# Task description
Go through the material below, count the lines with the word "this", and reply with the count alone.

Records with drawing code
=-=-=

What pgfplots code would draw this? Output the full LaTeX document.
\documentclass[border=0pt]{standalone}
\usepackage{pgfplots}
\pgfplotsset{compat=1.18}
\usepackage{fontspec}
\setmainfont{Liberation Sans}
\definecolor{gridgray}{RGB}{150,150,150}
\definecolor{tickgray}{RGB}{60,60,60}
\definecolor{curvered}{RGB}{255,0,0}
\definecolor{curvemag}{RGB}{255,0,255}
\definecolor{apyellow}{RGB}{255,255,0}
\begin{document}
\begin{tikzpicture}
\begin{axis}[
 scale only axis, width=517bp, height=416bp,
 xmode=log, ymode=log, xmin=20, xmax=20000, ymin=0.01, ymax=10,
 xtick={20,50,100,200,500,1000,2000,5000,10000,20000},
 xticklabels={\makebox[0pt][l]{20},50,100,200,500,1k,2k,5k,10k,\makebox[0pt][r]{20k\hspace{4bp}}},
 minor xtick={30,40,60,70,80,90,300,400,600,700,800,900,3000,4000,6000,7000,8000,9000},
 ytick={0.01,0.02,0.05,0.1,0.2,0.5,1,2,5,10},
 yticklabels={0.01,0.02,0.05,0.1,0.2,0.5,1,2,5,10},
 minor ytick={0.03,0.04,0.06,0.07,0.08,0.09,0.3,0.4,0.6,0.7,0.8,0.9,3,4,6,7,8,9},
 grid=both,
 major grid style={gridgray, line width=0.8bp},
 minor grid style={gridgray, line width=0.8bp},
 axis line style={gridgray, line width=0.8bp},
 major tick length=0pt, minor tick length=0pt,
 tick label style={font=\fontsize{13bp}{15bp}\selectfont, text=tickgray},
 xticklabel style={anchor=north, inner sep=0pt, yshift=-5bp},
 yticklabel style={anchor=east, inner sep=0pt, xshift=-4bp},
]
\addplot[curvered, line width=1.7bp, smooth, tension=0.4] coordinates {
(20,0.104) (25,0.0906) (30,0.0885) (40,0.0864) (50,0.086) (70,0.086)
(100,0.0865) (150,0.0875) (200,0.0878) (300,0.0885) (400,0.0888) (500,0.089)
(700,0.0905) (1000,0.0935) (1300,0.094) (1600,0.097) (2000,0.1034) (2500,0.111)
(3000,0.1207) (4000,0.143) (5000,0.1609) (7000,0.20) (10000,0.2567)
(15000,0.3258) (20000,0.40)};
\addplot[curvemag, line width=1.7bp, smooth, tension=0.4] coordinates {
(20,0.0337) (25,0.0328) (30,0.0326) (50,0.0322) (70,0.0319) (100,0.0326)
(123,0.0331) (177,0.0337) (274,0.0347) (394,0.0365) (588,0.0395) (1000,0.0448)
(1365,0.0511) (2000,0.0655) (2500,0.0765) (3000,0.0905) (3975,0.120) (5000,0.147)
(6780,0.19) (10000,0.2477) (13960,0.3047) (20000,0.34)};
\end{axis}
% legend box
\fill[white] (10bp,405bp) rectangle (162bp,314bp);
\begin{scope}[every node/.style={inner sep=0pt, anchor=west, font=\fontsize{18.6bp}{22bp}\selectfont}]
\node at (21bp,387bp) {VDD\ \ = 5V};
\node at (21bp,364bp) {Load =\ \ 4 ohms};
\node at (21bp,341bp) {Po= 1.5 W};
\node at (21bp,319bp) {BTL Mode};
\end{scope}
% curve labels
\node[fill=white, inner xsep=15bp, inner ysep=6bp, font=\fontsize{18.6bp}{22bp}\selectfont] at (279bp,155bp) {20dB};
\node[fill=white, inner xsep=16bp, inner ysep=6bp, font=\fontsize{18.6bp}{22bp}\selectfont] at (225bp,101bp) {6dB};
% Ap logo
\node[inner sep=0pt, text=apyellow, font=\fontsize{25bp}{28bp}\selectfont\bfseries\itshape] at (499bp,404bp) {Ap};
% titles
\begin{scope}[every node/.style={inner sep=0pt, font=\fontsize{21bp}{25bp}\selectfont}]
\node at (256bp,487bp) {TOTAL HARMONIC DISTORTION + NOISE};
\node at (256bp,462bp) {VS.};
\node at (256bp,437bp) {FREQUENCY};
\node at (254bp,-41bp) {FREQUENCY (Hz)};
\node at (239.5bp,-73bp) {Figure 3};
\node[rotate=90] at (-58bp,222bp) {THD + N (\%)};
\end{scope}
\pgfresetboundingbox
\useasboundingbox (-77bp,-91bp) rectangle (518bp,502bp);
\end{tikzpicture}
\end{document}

=-=-=

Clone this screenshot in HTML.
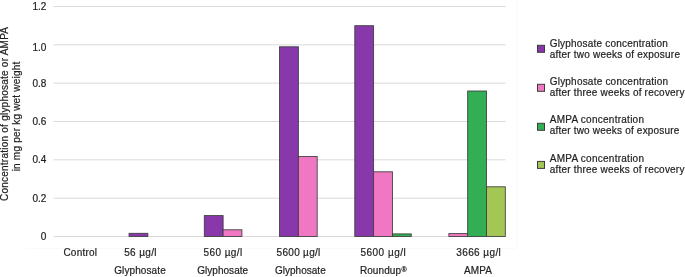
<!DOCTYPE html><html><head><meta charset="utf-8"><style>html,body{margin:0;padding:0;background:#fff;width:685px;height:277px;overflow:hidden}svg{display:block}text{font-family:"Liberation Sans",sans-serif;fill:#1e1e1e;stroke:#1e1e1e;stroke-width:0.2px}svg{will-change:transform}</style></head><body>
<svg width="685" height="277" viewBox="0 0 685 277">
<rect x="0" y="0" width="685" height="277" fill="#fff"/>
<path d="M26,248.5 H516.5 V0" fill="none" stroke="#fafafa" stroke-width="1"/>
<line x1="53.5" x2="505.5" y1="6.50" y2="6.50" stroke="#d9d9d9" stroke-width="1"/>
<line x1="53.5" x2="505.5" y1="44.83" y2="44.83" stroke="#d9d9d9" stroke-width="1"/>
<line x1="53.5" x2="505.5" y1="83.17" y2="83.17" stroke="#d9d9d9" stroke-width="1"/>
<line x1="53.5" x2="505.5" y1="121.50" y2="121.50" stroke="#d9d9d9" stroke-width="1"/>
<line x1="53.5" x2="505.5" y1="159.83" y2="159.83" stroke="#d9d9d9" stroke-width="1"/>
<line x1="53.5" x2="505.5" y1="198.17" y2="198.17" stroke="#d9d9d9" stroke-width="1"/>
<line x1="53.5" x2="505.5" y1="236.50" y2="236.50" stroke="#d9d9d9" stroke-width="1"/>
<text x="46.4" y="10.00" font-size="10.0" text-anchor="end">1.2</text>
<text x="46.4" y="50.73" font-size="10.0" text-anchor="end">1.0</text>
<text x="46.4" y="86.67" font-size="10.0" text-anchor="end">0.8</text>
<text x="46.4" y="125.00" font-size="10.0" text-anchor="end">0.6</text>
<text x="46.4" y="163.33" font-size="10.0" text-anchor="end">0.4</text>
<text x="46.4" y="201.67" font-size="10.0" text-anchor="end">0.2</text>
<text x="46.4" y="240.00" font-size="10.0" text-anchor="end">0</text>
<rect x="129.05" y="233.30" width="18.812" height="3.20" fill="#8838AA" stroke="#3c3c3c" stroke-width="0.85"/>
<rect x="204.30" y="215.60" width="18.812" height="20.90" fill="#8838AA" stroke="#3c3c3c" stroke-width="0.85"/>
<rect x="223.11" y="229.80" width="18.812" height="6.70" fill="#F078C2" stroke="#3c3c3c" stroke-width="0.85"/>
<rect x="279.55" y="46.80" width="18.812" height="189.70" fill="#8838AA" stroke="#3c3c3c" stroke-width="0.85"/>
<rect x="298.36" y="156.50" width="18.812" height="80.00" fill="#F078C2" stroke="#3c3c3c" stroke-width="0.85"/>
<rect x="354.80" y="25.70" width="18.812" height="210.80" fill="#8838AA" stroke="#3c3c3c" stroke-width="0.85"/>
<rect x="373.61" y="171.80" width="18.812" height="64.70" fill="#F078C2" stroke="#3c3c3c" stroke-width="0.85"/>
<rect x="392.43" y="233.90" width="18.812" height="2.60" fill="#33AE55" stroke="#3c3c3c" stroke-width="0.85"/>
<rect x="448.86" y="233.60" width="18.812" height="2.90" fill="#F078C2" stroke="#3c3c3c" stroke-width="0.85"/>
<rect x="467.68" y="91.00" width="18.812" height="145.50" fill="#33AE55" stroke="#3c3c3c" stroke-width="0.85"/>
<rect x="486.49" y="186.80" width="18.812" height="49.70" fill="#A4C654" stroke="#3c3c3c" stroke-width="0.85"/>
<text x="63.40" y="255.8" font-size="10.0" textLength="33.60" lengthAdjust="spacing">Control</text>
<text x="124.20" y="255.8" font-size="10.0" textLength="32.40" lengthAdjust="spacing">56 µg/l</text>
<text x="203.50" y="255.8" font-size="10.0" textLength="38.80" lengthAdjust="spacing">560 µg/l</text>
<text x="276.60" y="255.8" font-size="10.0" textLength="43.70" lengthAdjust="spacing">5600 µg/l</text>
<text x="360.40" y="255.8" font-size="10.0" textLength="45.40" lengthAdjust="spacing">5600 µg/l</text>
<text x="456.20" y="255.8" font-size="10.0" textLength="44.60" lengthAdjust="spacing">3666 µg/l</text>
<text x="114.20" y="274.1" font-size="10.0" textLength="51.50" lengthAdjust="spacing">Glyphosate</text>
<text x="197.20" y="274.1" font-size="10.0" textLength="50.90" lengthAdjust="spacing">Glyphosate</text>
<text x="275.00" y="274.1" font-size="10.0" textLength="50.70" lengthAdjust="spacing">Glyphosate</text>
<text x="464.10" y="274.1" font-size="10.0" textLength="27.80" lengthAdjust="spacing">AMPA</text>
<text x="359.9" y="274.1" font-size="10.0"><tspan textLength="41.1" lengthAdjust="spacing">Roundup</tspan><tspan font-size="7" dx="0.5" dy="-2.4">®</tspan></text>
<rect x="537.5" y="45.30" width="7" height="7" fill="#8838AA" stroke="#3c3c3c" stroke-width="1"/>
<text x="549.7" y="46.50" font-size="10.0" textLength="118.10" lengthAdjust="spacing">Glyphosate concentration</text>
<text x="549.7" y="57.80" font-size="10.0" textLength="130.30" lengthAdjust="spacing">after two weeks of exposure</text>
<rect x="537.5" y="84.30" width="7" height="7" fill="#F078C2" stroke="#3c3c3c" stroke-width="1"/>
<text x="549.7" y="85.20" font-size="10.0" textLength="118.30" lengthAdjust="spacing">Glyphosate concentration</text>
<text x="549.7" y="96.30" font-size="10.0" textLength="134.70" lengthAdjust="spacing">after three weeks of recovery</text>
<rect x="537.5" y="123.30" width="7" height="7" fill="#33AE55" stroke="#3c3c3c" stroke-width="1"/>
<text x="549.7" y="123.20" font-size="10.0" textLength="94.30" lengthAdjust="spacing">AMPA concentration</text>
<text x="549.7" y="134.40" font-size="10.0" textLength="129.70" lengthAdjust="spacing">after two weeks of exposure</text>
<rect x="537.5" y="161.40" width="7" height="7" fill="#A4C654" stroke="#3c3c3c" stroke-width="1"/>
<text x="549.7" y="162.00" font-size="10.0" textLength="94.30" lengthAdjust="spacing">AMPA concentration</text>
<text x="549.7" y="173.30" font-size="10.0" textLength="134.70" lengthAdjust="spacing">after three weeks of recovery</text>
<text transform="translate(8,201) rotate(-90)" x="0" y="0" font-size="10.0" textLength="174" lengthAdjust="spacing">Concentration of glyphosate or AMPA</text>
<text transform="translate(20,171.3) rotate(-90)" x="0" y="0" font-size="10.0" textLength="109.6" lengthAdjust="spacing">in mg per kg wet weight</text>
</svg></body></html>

=-=-=

# The output
2